Sure, the fully assembled and parsed web page gets delivered as utf-8, but the original PHP files are still in ASCII format, which forces the developers to make use of character codes to bring in special characters, such as bullets: • and copyright symbols: ©.
I have taken the time to convert my entire copy of PHPBB 3.0 to “pure” utf-8 (without BOM), where all of the individual PHP files are also utf-8 instead of ASCII. This gave me three very big bonuses:
- I am able to make use of any character in the utf-8 character set, whether or not it actually has a corresponding character code.
- I am able to serve it up as XHTML 1.1. That version of XHTML can only accept 4 character codes -- the non-breaking space ( ), the two angle brackets (> <) and the & character (&) -- so by being able to use special characters directly (as opposed to using character codes), I am able to make use of all special characters while still conforming to the XHTML 1.1 spec.
- I am able to serve up the site as PROPER application/xhtml+xml to all modern web browsers (as is REQUIRED when serving it up as XHTML), while still serving it up as text/html to Internet Explorer.
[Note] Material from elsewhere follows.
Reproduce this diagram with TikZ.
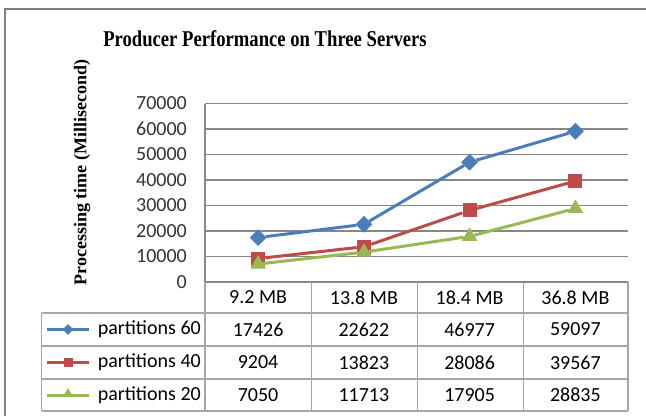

Hey, no-one is perfect, much less the 70% of sheeple out there still using that sorry excuse of a web browser… using application/xml is still acceptable, but incurs a massive page load penalty under IE which I am not interested in having my visitors experience, hence the spoon-feeding of text/html to only users of IE.
So… I’m hoping a team lead will stumble across this and answer my question: when the benefits of going to pure utf-8 are so great, why are the individual PHP files still encoded in ASCII??
Granted, I can understand why things are still served up as text/html… not everyone can handle the problems that can crop up when things go wonky under application/xhtml+xml. But why drop the ball on the entire utf-8 issue? That seems like a rather massive (and amateurish) gaffe.